Hatton explains that Diageo’s innovation strategy is based on a mix of creating drinks in-house, acquiring external brands to boost its portfolio and using the accelerator to source interesting founder-led businesses.
German startup Belsazar had been receiving advice and investment to scale its business since becoming a member of Distill Ventures in 2014. It is now available in 750 on-trade outlets, ranging from Michelin-starred restaurants to beer gardens.
“We felt now was the right time to buy the brand as Belsazar provides us with a great opportunity to strengthen our participation in the aperitif occasion and expand the brand across Europe,” says Hatton.

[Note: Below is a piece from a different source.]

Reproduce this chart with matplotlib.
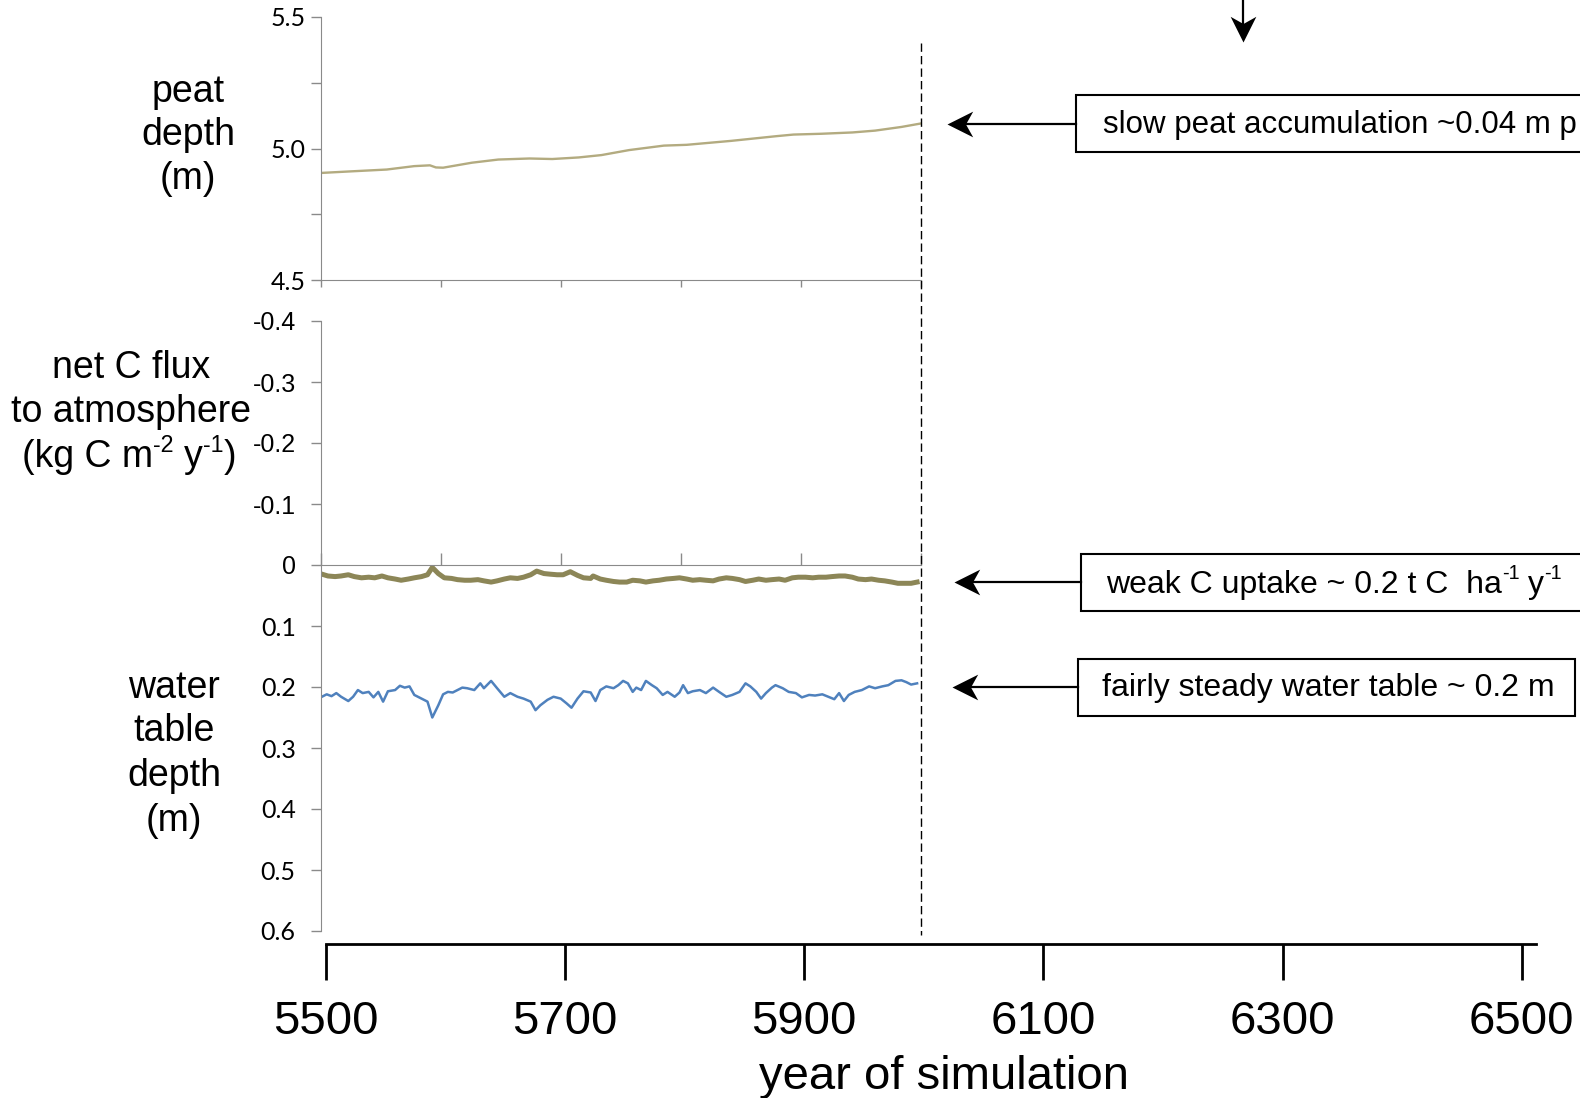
import matplotlib.pyplot as plt
import matplotlib.transforms as mtransforms
from matplotlib.patches import Rectangle
from matplotlib.lines import Line2D
from matplotlib.path import Path

plt.rcParams['font.family'] = ['Liberation Sans', 'DejaVu Sans']

# -----------------------------
# Data
# -----------------------------
peat_year = [5500, 5525, 5555, 5578, 5591, 5596, 5602, 5626, 5648, 5674, 5693,
             5715, 5734, 5757, 5786, 5805, 5842, 5880, 5894, 5917, 5943, 5962,
             5984, 6000]
peat_depth = [4.907, 4.913, 4.920, 4.933, 4.936, 4.928, 4.927, 4.946, 4.958,
              4.962, 4.960, 4.966, 4.975, 4.994, 5.011, 5.014, 5.029, 5.047,
              5.053, 5.056, 5.061, 5.068, 5.082, 5.095]

flux_year = [5501, 5506, 5512, 5517, 5523, 5528, 5534, 5540, 5545, 5551, 5556,
             5562, 5567, 5573, 5578, 5584, 5589, 5593, 5598, 5603, 5609, 5614,
             5620, 5625, 5631, 5636, 5642, 5647, 5653, 5658, 5664, 5669, 5675,
             5680, 5686, 5691, 5697, 5702, 5708, 5714, 5719, 5725, 5727, 5733,
             5738, 5744, 5749, 5755, 5760, 5766, 5771, 5777, 5782, 5788, 5794,
             5799, 5805, 5810, 5816, 5821, 5827, 5832, 5838, 5843, 5849, 5854,
             5860, 5865, 5871, 5876, 5882, 5887, 5893, 5898, 5904, 5910, 5915,
             5921, 5926, 5932, 5937, 5943, 5948, 5954, 5959, 5965, 5970, 5976,
             5981, 5987, 5992, 5997]
# net uptake (kg C m-2 y-1), drawn downward from zero
flux_uptake = [0.015, 0.018, 0.019, 0.018, 0.016, 0.019, 0.021, 0.020, 0.021,
               0.018, 0.021, 0.023, 0.025, 0.023, 0.021, 0.019, 0.016, 0.004,
               0.014, 0.021, 0.022, 0.024, 0.025, 0.025, 0.024, 0.026, 0.028,
               0.026, 0.023, 0.021, 0.022, 0.020, 0.016, 0.010, 0.014, 0.015,
               0.016, 0.016, 0.011, 0.017, 0.021, 0.022, 0.018, 0.023, 0.025,
               0.027, 0.028, 0.028, 0.025, 0.026, 0.028, 0.026, 0.025, 0.023,
               0.022, 0.021, 0.023, 0.025, 0.024, 0.025, 0.026, 0.023, 0.021,
               0.022, 0.024, 0.027, 0.025, 0.023, 0.025, 0.024, 0.023, 0.025,
               0.021, 0.020, 0.020, 0.021, 0.020, 0.020, 0.019, 0.018, 0.018,
               0.020, 0.023, 0.024, 0.023, 0.025, 0.026, 0.028, 0.030, 0.030,
               0.030, 0.028]

wt_year = [5501, 5505, 5509, 5513, 5517, 5523, 5527, 5531, 5535, 5540, 5544,
           5548, 5552, 5556, 5562, 5566, 5570, 5574, 5578, 5584, 5589, 5593,
           5598, 5602, 5606, 5610, 5614, 5618, 5622, 5628, 5633, 5636, 5642,
           5647, 5653, 5658, 5664, 5669, 5675, 5679, 5683, 5689, 5694, 5700,
           5705, 5709, 5714, 5719, 5725, 5729, 5733, 5738, 5744, 5748, 5752,
           5756, 5760, 5763, 5767, 5771, 5776, 5780, 5785, 5789, 5795, 5799,
           5802, 5806, 5810, 5816, 5821, 5827, 5832, 5838, 5843, 5849, 5854,
           5858, 5863, 5867, 5871, 5876, 5879, 5885, 5890, 5896, 5901, 5907,
           5912, 5918, 5923, 5928, 5932, 5936, 5940, 5945, 5951, 5957, 5962,
           5968, 5973, 5979, 5984, 5988, 5992, 5997]
wt_depth = [0.216, 0.212, 0.215, 0.210, 0.216, 0.223, 0.216, 0.205, 0.210,
            0.208, 0.217, 0.208, 0.224, 0.207, 0.205, 0.198, 0.201, 0.199,
            0.213, 0.219, 0.224, 0.250, 0.230, 0.212, 0.208, 0.209, 0.205,
            0.201, 0.202, 0.205, 0.194, 0.202, 0.190, 0.202, 0.216, 0.210,
            0.216, 0.219, 0.224, 0.238, 0.230, 0.221, 0.216, 0.219, 0.227,
            0.234, 0.219, 0.207, 0.209, 0.223, 0.205, 0.199, 0.202, 0.197,
            0.190, 0.194, 0.208, 0.201, 0.205, 0.190, 0.197, 0.202, 0.213,
            0.208, 0.216, 0.209, 0.197, 0.210, 0.207, 0.205, 0.210, 0.201,
            0.208, 0.216, 0.213, 0.208, 0.194, 0.199, 0.208, 0.219, 0.210,
            0.201, 0.197, 0.202, 0.208, 0.210, 0.217, 0.213, 0.214, 0.212,
            0.216, 0.220, 0.210, 0.223, 0.213, 0.208, 0.205, 0.199, 0.202,
            0.199, 0.197, 0.190, 0.189, 0.192, 0.196, 0.194]

wt_level = 0.2
sim_ticks = [5500, 5700, 5900, 6100, 6300, 6500]
peat_ticks = [4.5, 4.75, 5.0, 5.25, 5.5]
low_ticks = [-0.4, -0.3, -0.2, -0.1, 0, 0.1, 0.2, 0.3, 0.4, 0.5, 0.6]
low_labels = ['-0.4', '-0.3', '-0.2', '-0.1', '0', '0.1', '0.2', '0.3', '0.4', '0.5', '0.6']

# -----------------------------
# Figure setup
# -----------------------------
W, H = 1580, 1098
fig = plt.figure(figsize=(W / 100, H / 100), dpi=100)
renderer = fig.canvas.get_renderer()
GREY = '#8a8a8a'
NARROW = ['Lato', 'DejaVu Sans']


def axes_px(x0, y0, x1, y1):
    return fig.add_axes([x0 / W, 1 - y1 / H, (x1 - x0) / W, (y1 - y0) / H])


def fig_px(x, y):
    return x / W, 1 - y / H


def text_width(s, size):
    t = fig.text(0, 0, s, fontsize=size)
    w = t.get_window_extent(renderer).width
    t.remove()
    return w


def rich_text(x, y_mid, parts, size, ha='left'):
    """Plain text with small raised pieces; parts are (string, raised, gap_before)."""
    em = size * 100 / 72
    space = text_width('n n', size) - text_width('nn', size)
    pieces = []
    for s, raised, gap in parts:
        fs = size * 0.62 if raised else size
        pieces.append((s, fs, raised, gap * space, text_width(s, fs)))
    total = sum(p[3] + p[4] for p in pieces)
    cx = x - total / 2 if ha == 'center' else x
    base = y_mid + 0.30 * em
    for s, fs, raised, gap, w in pieces:
        cx += gap
        yy = base - 0.42 * em if raised else base
        fig.text(*fig_px(cx, yy), s, fontsize=fs, ha='left', va='baseline')
        cx += w


# -----------------------------
# Peat depth panel
# -----------------------------
ax1 = axes_px(320.7, 17, 920.7, 280)
ax1.plot(peat_year, peat_depth, color='#b3ab80', lw=1.7)
ax1.set_xlim(5500, 6000)
ax1.set_ylim(4.5, 5.5)
ax1.set_yticks(peat_ticks)
ax1.set_yticklabels(['4.5', '', '5.0', '', '5.5'], family=NARROW, fontsize=18)
ax1.set_xticks(range(5500, 6001, 100))
ax1.set_xticklabels([])
ax1.tick_params(axis='y', direction='out', length=7, width=1, color=GREY, pad=4)
ax1.tick_params(axis='x', direction='out', length=5, width=1, color=GREY)
for s in ['top', 'right']:
    ax1.spines[s].set_visible(False)
for s in ['left', 'bottom']:
    ax1.spines[s].set_color(GREY)
ax1.patch.set_visible(False)

# -----------------------------
# C flux and water table panel
# -----------------------------
ax2 = axes_px(320.7, 321, 920.7, 931)
ax2.plot(flux_year, flux_uptake, color='#8c8657', lw=3.6, solid_joinstyle='round')
ax2.plot(wt_year, wt_depth, color='#4f81bd', lw=1.8)
ax2.set_xlim(5500, 6000)
ax2.set_ylim(0.6, -0.4)
ax2.set_yticks(low_ticks)
ax2.set_yticklabels(low_labels, fontsize=18)
for lab in ax2.get_yticklabels()[5:]:
    lab.set_family(NARROW)
ax2.spines['bottom'].set_position(('data', 0))
ax2.set_xticks(range(5500, 6001, 100))
ax2.set_xticklabels([])
ax2.tick_params(axis='x', direction='in', length=9, width=1, color=GREY)
ax2.tick_params(axis='y', direction='out', length=7, width=1, color=GREY, pad=11)
for s in ['top', 'right']:
    ax2.spines[s].set_visible(False)
for s in ['left', 'bottom']:
    ax2.spines[s].set_color(GREY)
ax2.patch.set_visible(False)

# end of the run so far
trans = mtransforms.blended_transform_factory(ax2.transData, fig.transFigure)
fig.add_artist(Line2D([6000, 6000], [1 - 43 / H, 1 - 935 / H], transform=trans,
                      color='black', lw=1, dashes=(6, 3)))

# -----------------------------
# Simulation year axis
# -----------------------------
ax3 = axes_px(326, 942, 1536, 944)
ax3.set_xlim(5500, 6512)
ax3.set_ylim(0, 1)
ax3.set_xticks(sim_ticks)
ax3.set_xticklabels([str(t) for t in sim_ticks], fontsize=34)
ax3.set_yticks([])
ax3.tick_params(axis='x', direction='out', length=26, width=2, pad=14)
for s in ['top', 'right', 'left']:
    ax3.spines[s].set_visible(False)
ax3.spines['bottom'].set_linewidth(2)
ax3.patch.set_visible(False)
fig.text(*fig_px(944, 1077), 'year of simulation', fontsize=34, ha='center', va='center')

# -----------------------------
# Left hand labels
# -----------------------------
for txt, y in [('peat', 92), ('depth', 135), ('(m)', 179)]:
    fig.text(*fig_px(188, y), txt, fontsize=27, ha='center', va='center')
for txt, y in [('net C flux', 368), ('to atmosphere', 412)]:
    fig.text(*fig_px(131, y), txt, fontsize=27, ha='center', va='center')
rich_text(129, 456, [('(kg C m', False, 0), ('-2', True, 0), ('y', False, 1),
                     ('-1', True, 0), (')', False, 0)], 27, ha='center')
for txt, y in [('water', 688), ('table', 731), ('depth', 776), ('(m)', 821)]:
    fig.text(*fig_px(174, y), txt, fontsize=27, ha='center', va='center')

# -----------------------------
# Annotation boxes and arrows
# -----------------------------
codes = [Path.MOVETO, Path.LINETO, Path.LINETO, Path.LINETO, Path.CLOSEPOLY]
head_left = Path([(0, 0), (1, 0.5), (0.72, 0), (1, -0.5), (0, 0)], codes)
head_down = Path([(0, 0), (-0.5, 1), (0, 0.72), (0.5, 1), (0, 0)], codes)
HEAD_MS = 37


def note(ax, value, box_x0, box_x1, tip_x, text_x):
    y_px = H - ax.transData.transform((6000, value))[1]
    box = Rectangle(fig_px(box_x0, y_px + 28.5), (box_x1 - box_x0) / W, 57 / H,
                    transform=fig.transFigure, facecolor='white', edgecolor='black',
                    lw=1.5, clip_on=False)
    fig.add_artist(box)
    tr = mtransforms.blended_transform_factory(fig.transFigure, ax.transData)
    fig.add_artist(Line2D([box_x0 / W, (tip_x + 8) / W], [value, value], transform=tr,
                          color='black', lw=1.6))
    fig.add_artist(Line2D([tip_x / W], [value], transform=tr, ls='none',
                          marker=head_left, ms=HEAD_MS, color='black', mew=0))
    return text_x, y_px + 1


tx, ty = note(ax1, peat_depth[-1], 1076, 1700, 947, 1103)
fig.text(*fig_px(tx, ty), 'slow peat accumulation ~0.04 m p', fontsize=22.5, ha='left', va='center')

tx, ty = note(ax2, flux_uptake[-1], 1081, 1700, 954, 1106)
rich_text(tx, ty, [('weak C uptake ~ 0.2 t C  ha', False, 0), ('-1', True, 0),
                   ('y', False, 1), ('-1', True, 0)], 23)

tx, ty = note(ax2, wt_level, 1078, 1575, 952, 1102)
fig.text(*fig_px(tx, ty), 'fairly steady water table ~ 0.2 m', fontsize=23, ha='left', va='center')

# downward arrow at the top edge
fig.add_artist(Line2D([1243 / W, 1243 / W], [1.01, 1 - 34 / H], transform=fig.transFigure,
                      color='black', lw=1.6))
fig.add_artist(Line2D([1243 / W], [1 - 42 / H], transform=fig.transFigure, ls='none',
                      marker=head_down, ms=HEAD_MS, color='black', mew=0))

fig.savefig('out.png', dpi=100)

“We are seeing consumers shift to more casual occasions with an increase in demand for lower ABV [alcohol by volume] cocktails and Belsazar meets these occasions perfectly.”
Outsourcing innovation to accelerator programmes, as Diageo has done with Distill Ventures, won’t be right for all companies. Other brands will prefer to keep the thinking firmly in-house to ensure new product development is always clearly driven by customer needs and business strategy..
Whatever approach a brand adopts, maintaining close involvement of marketing in innovation processes is crucial in helping companies in all sectors, from transport to tech to food and drink, launch products that feed genuine consumer demand and have long-lasting appeal.